Last month, OSA submitted comments to the Patent and Trademark Office (PTO) in response to its new initiatives to ensure “robust and reliable patents.” The PTO published these initiatives in response to a July 9, 2021, Executive Order on Promoting Competition in the American Economy and is calling on the public to weigh in with “other suggestions to achieve the aims of fostering innovation, competition, and access to information through robust and reliable patents.”
OSA’s comments focused on patents related to seed-producing plants and how to ensure that the patent system isn’t being misused. For example, naturally occurring traits should not be awarded utility patents, and yet we see patents being awarded for traits like the color red in lettuce, downy mildew resistance in cucumbers, heat tolerance in broccoli, and more.

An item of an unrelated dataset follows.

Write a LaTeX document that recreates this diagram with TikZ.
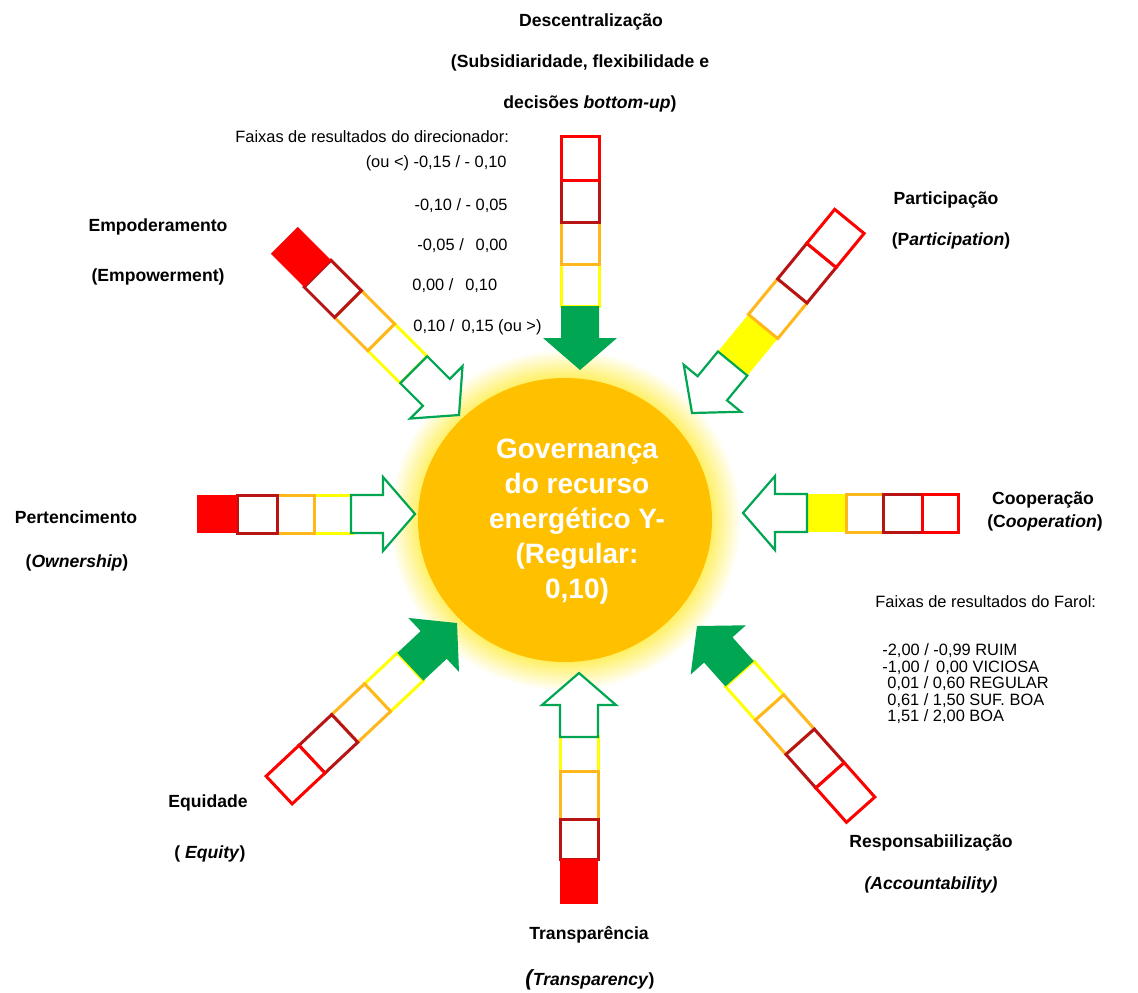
\documentclass[tikz,border=0pt]{standalone}
\usepackage{fontspec}
\setmainfont{Liberation Sans}
\definecolor{cred}{HTML}{FF0000}
\definecolor{cdark}{HTML}{B81414}
\definecolor{corange}{HTML}{FFB81C}
\definecolor{cyellow}{HTML}{FFFF00}
\definecolor{cgreen}{HTML}{00A651}
\definecolor{csun}{HTML}{FFC000}
\definecolor{chalo}{HTML}{FFEF5A}
\pgfdeclareradialshading{halo}{\pgfpointorigin}{color(0bp)=(chalo); color(20.5bp)=(chalo); color(25bp)=(white); color(50bp)=(white)}
\tikzset{
  lab/.style={font=\bfseries\fontsize{8.8}{10}\selectfont, inner sep=0pt},
  small/.style={font=\fontsize{8.2}{10}\selectfont, inner sep=0pt},
  hollowhead/.style={draw=cgreen, line width=1.1pt, fill=white, line join=miter},
  solidhead/.style={fill=cgreen, draw=none},
  cellline/.style={line width=1.5pt, fill=white},
}
% #1,#2: tip; #3: outward angle; #4: head style; #5: cells start/end/colour/filled
\newcommand{\farolarrow}[5]{%
  \begin{scope}[shift={(#1,#2)}, rotate=#3, x=0.5pt, y=0.5pt]
    \foreach \a/\b/\c/\f in {#5} {
      \ifnum\f=1
        \fill[\c] (\a,-19) rectangle (\b,19);
      \else
        \draw[cellline, draw=\c] (\a,-19) rectangle (\b,19);
      \fi
    }
    \path[#4] (0,0) -- (32,37) -- (32,19) -- (64,19) -- (64,-19) -- (32,-19) -- (32,-37) -- cycle;
  \end{scope}}
\begin{document}
\begin{tikzpicture}[x=0.5pt, y=-0.5pt]
  \useasboundingbox (0,0) rectangle (1138,992);
  \fill[white] (0,0) rectangle (1138,992);

  % central sun with glow
  \shade[shading=halo] (565,520) ellipse [x radius=176, y radius=171];
  \fill[csun] (565,520) ellipse [x radius=147, y radius=142];
  \node[font=\bfseries\fontsize{14}{17.5}\selectfont, text=white, align=center, inner sep=0pt]
    (sun) at (577,522) {Governança\\do recurso\\energético Y-\\(Regular:\\0,10)};

  % the eight drivers
  \farolarrow{580}{370}{90}{solidhead}{64/106/cyellow/0, 106/148/corange/0, 148/190/cdark/0, 190/234/cred/0}
  \farolarrow{579}{673}{-90}{hollowhead}{63/98/cyellow/0, 98/146/corange/0, 146/186/cdark/0, 186/231/cred/1}
  \farolarrow{415}{514}{180}{hollowhead}{63/101/cyellow/0, 101/138/corange/0, 138/178/cdark/0, 178/218/cred/1}
  \farolarrow{743}{513}{0}{hollowhead}{65/103/cyellow/1, 103/140/corange/0, 140/179/cdark/0, 179/215/cred/0}
  \farolarrow{459}{415}{135}{hollowhead}{64/110/cyellow/0, 110/157/corange/0, 157/200/cdark/0, 200/247/cred/1}
  \farolarrow{692}{413}{50.6}{hollowhead}{64/112/cyellow/1, 112/158/corange/0, 158/204/cdark/0, 204/248/cred/0}
  \farolarrow{457}{623}{223.2}{solidhead}{64/109/cyellow/0, 109/154/corange/0, 154/199/cdark/0, 199/244/cred/0}
  \farolarrow{697}{626}{-48.3}{solidhead}{64/109/cyellow/0, 109/155/corange/0, 155/200/cdark/0, 200/246/cred/0}

  % driver labels
  \node[lab] (dec1) at (591,22) {Descentralização};
  \node[lab] (dec2) at (580,63) {(Subsidiaridade, flexibilidade e};
  \node[lab] (dec3) at (590,104) {decisões \textit{bottom-up})};
  \node[lab] (par1) at (946,200) {Participação};
  \node[lab] (par2) at (951,241) {(P\textit{articipation})};
  \node[lab] (emp1) at (158,227) {Empoderamento};
  \node[lab] (emp2) at (158,277) {(Empowerment)};
  \node[lab] (per1) at (76,517) {Pertencimento};
  \node[lab] (per2) at (77,563) {(\textit{Ownership})};
  \node[lab] (coo1) at (1043,500) {Cooperação};
  \node[lab] (coo2) at (1045,523) {(C\textit{ooperation})};
  \node[lab] (equ1) at (208,803) {Equidade};
  \node[lab] (equ2) at (210,854) {( \textit{Equity})};
  \node[lab] (tra1) at (589,935) {Transparência};
  \node[lab] (tra2) at (590,980) {{\fontsize{11}{12}\selectfont\itshape(}\textit{Transparency})};
  \node[lab] (res1) at (931,843) {Responsabiilização};
  \node[lab] (res2) at (931,885) {\textit{(Accountability)}};

  % driver result bands
  \node[small, anchor=west] (dir0) at (235,137) {Faixas de resultados do direcionador:};
  \node[small, anchor=east] (dir1) at (507,163) {(ou <) -0,15 / - 0,10};
  \node[small, anchor=east] (dir2) at (508,206) {-0,10 / - 0,05};
  \node[small, anchor=east] (dir3) at (508,246) {-0,05 / \ \,0,00};
  \node[small, anchor=west] (dir4) at (412,286) {0,00 / \ \,0,10};
  \node[small, anchor=west] (dir5) at (413,327) {0,10 / \,0,15 (ou >)};

  % lighthouse result bands
  \node[small, anchor=west] (far0) at (875,602) {Faixas de resultados do Farol:};
  \node[small, anchor=west] (far1) at (882,651) {-2,00 / -0,99 RUIM};
  \node[small, anchor=west] (far2) at (882,668) {-1,00 / \,0,00 VICIOSA};
  \node[small, anchor=west] (far3) at (887,684) {0,01 / 0,60 REGULAR};
  \node[small, anchor=west] (far4) at (887,701) {0,61 / 1,50 SUF. BOA};
  \node[small, anchor=west] (far5) at (887,717) {1,51 / 2,00 BOA};
\end{tikzpicture}
\end{document}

The seed industry is one of the most consolidated sectors in agriculture. Utility patents foster the concentration of market power and ownership of seed, which limits choice in the seed marketplace, squeezes out competitors, and makes our seed supply – and thus food supply – less secure. We submitted similar public comments to the US Department of Agriculture last year.
OSA believes that utility patents are the wrong tool for protecting developments in plant breeding. Unlike other agricultural inputs, seed is a natural resource that requires careful management to sustain modern food systems and those of future generations. Seeds do not fit the utility patent model because they produce food: a universally recognized human right that replicates when planted in the ground and that has evolved over thousands of years.
One of the reasons that utility patents on seed are so problematic is that owners of utility patents have far-reaching control over access and use of their products, and often restrict seed-saving and research on their protected plants and genetic traits. This means that patents remove valuable plant genetics from the pool of seed that breeders and growers rely on for improving crops, feeding communities, and exercising independence in the seed system.
We hope the USPTO and USDA will act quickly to address problematic seed patents that facilitate an unjust level of consolidation in the seed industry.